I’m actively interviewing with other companies. I’m also staying in touch with the team that gave me this opportunity—in 6-12 months, maybe circumstances will align differently. But whether they do or not, I’m grateful for what this process taught me.
The lessons I’m carrying forward:
✅ Lead with listening, not commanding ✅ Make trade-offs explicit, not hidden ✅ Build for today, architect for tomorrow ✅ Celebrate others’ success as your own ✅ Treat people with genuine respect ✅ Communicate authentically, not perfectly
I came into this interview worried about my English, my background, and my fit. I’m leaving knowing that authenticity and clear thinking matter more than perfection.
That’s a lesson worth traveling across the world for.
Reflecting on It All
Mission alignment is real. I came into this interview using Duolingo daily to improve my English and Spanish. When you interview with a company whose mission matters to your own life, everything feels different.
The most surprising thing about this whole experience wasn’t what I learned about Duolingo or interviewing.
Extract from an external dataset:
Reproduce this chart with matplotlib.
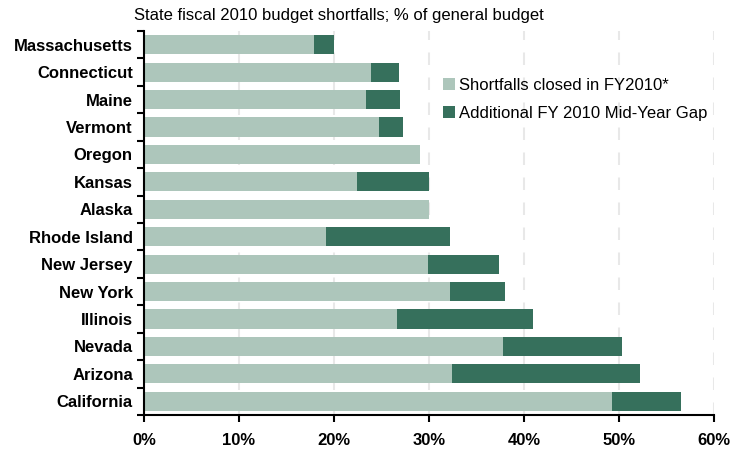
import numpy as np
import matplotlib.pyplot as plt
from matplotlib.ticker import FuncFormatter

plt.rcParams['font.family'] = ['Liberation Sans', 'DejaVu Sans']

states = ["Massachusetts", "Connecticut", "Maine", "Vermont", "Oregon",
          "Kansas", "Alaska", "Rhode Island", "New Jersey", "New York",
          "Illinois", "Nevada", "Arizona", "California"]
# % of general budget
closed = [17.9, 23.9, 23.4, 24.7, 29.1, 22.4, 30.0,
          19.2, 29.9, 32.2, 26.6, 37.8, 32.4, 49.3]
gap = [2.1, 2.9, 3.5, 2.6, 0.0, 7.6, 0.0,
       13.0, 7.5, 5.8, 14.3, 12.5, 19.8, 7.2]

LIGHT = "#adc6bb"
DARK = "#36705c"

fig = plt.figure(figsize=(7.32, 4.50), dpi=100)
ax = fig.add_axes([0.1967, 0.0778, 0.7787, 0.8533])

y = np.arange(len(states))
ax.barh(y, closed, height=0.7, color=LIGHT, label="Shortfalls closed in FY2010*")
ax.barh(y, gap, left=closed, height=0.7, color=DARK,
        label="Additional FY 2010 Mid-Year Gap")

ax.set_xlim(0, 60)
ax.set_ylim(len(states) - 0.5, -0.5)
ax.set_xticks(np.arange(0, 61, 10))
ax.xaxis.set_major_formatter(FuncFormatter(lambda v, _: f"{v:.0f}%"))

# state names sit at bar centres, tick marks at the boundaries between bars
ax.set_yticks(y)
ax.set_yticklabels(states, fontweight="bold", fontsize=12)
ax.set_yticks(np.arange(len(states) + 1) - 0.5, minor=True)
ax.tick_params(axis="y", which="major", length=0, pad=8)
ax.tick_params(axis="y", which="minor", length=5, width=1.5, direction="out")
ax.tick_params(axis="x", length=5, width=1.5, direction="out", pad=8)
for t in ax.get_xticklabels():
    t.set_fontweight("bold")
    t.set_fontsize(12)

ax.grid(axis="x", color="#e8e8e8", linestyle=(0, (6, 6)), linewidth=1.5)
ax.set_axisbelow(True)
for s in ("top", "right"):
    ax.spines[s].set_visible(False)
for s in ("left", "bottom"):
    ax.spines[s].set_linewidth(1.5)

ax.legend(loc="upper left", bbox_to_anchor=(0.51, 0.9), frameon=False,
          fontsize=12, handlelength=0.7, handleheight=0.7,
          handletextpad=0.25, labelspacing=0.78, borderpad=0)

fig.text(0.183, 0.966, "State fiscal 2010 budget shortfalls; % of general budget",
         fontsize=12, va="center", ha="left")

fig.savefig("out.png", dpi=100)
It was what I learned about myself.
I learned that:
Clear thinking beats perfect English. I don’t need to sound like a native speaker. I need to think clearly and explain my reasoning well.
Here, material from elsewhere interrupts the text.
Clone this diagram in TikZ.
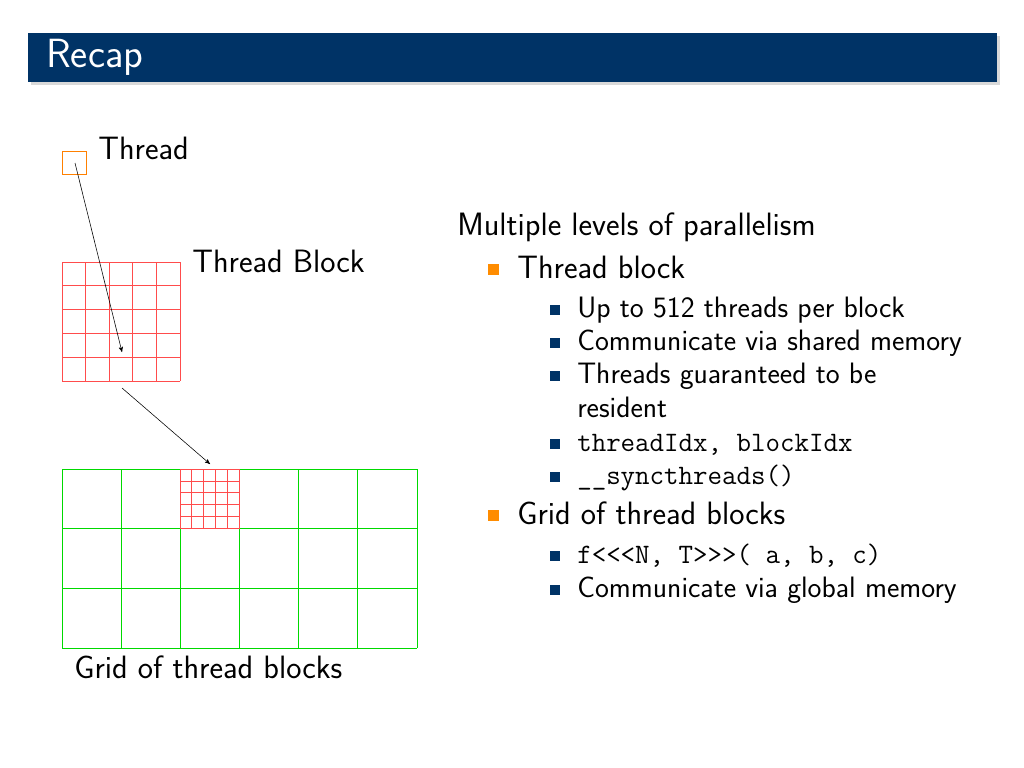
\documentclass[tikz,border=0pt]{standalone}
\usepackage{tikz}
\usetikzlibrary{arrows, positioning, shadows}
\usepackage{xcolor}
\definecolor{navy}{RGB}{0,51,102}
\definecolor{bulor}{RGB}{255,140,0}
\tikzset{
  txt/.style={anchor=base west, inner sep=0pt, font=\sffamily\fontsize{23}{26}\selectfont},
  sub/.style={txt, font=\sffamily\fontsize{21}{24}\selectfont},
  cell/.style={draw=red!70, line width=0.6pt},
  gcell/.style={draw=green!75!black!60!green, line width=0.6pt},
  link/.style={-stealth', thin, black}
}
\begin{document}
\begin{tikzpicture}[x=0.025cm, y=-0.025cm]\sffamily
        \useasboundingbox (0,0) rectangle (1024,768);

        % title bar
        \fill[navy, drop shadow={opacity=0.3, shadow yshift=-0.08cm}] (28,33) rectangle (997,82);
        \node[anchor=base west, inner sep=0pt, text=white, font=\sffamily\fontsize{29}{32}\selectfont] (title) at (46,68) {Recap};

        % thread
        \draw[draw=orange, line width=0.6pt] (62,151) rectangle (86,174);
        \coordinate (thr) at (75,163);
        \node[txt] (lthr) at (98,160) {Thread};

        % thread block
        \foreach \k in {0,...,5} {
            \draw[cell] (62+23.6*\k,262) -- (62+23.6*\k,381);
            \draw[cell] (62,262+23.8*\k) -- (180,262+23.8*\k);
        }
        \coordinate (blkin) at (122,352);
        \coordinate (blkout) at (122,388);
        \node[txt] (lblk) at (192,272) {Thread Block};

        % grid of blocks
        \foreach \k in {0,...,6} \draw[gcell] (62+59.17*\k,469) -- (62+59.17*\k,648);
        \foreach \k in {0,...,3} \draw[gcell] (62,469+59.67*\k) -- (417,469+59.67*\k);
        \foreach \k in {0,...,5} {
            \draw[cell] (180+11.83*\k,469) -- (180+11.83*\k,528.7);
            \draw[cell] (180,469+11.93*\k) -- (239.2,469+11.93*\k);
        }
        \coordinate (gin) at (210,464);
        \node[txt] (lgrid) at (74,678) {Grid of thread blocks};

        \draw[link] (thr) -- (blkin);
        \draw[link] (blkout) -- (gin);

        % bullet list
        \node[txt] (head) at (457,235) {Multiple levels of parallelism};
        \foreach \y/\t [count=\i] in {278/Thread block, 524/Grid of thread blocks} {
            \fill[bulor] (488,\y-14) rectangle (499,\y-3);
            \node[txt] (top\i) at (517,\y) {\t};
        }
        \foreach \y/\t [count=\i] in {
            317/Up to 512 threads per block,
            350/Communicate via shared memory,
            383/Threads guaranteed to be,
            451/{\ttfamily\fontsize{20}{24}\selectfont threadIdx, blockIdx},
            484/{\ttfamily\fontsize{20}{24}\selectfont \_\_syncthreads()},
            563/{\ttfamily\fontsize{20}{24}\selectfont f<{}<{}<N, T>{}>{}>( a, b, c)},
            597/Communicate via global memory} {
            \fill[navy] (550,\y-12) rectangle (560,\y-2);
            \node[sub] (item\i) at (577,\y) {\t};
        }
        \node[sub] (cont) at (577,417) {resident};
\end{tikzpicture}
\end{document}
Real experience is valuable. Nobody cares if I’ve memorized algorithms. They care about the 1000 services I migrated. The payment system I built. The teams I’ve led.
Vulnerability is strength. My best moments came when I admitted uncertainty, asked clarifying questions, and thought through problems aloud.
Culture matters. The way I was treated—with transparency, respect, and genuine curiosity—shaped my entire experience. That’s how good companies work.
A Note
I’m sharing this because it matters. Not just for me, but for anyone navigating interviews across cultures and languages. The first time validate my English, get in touch with multi culture team for the first time. And most importantly, Duolingo is a great App that I’m using to learn English previously and learning Spanish currently.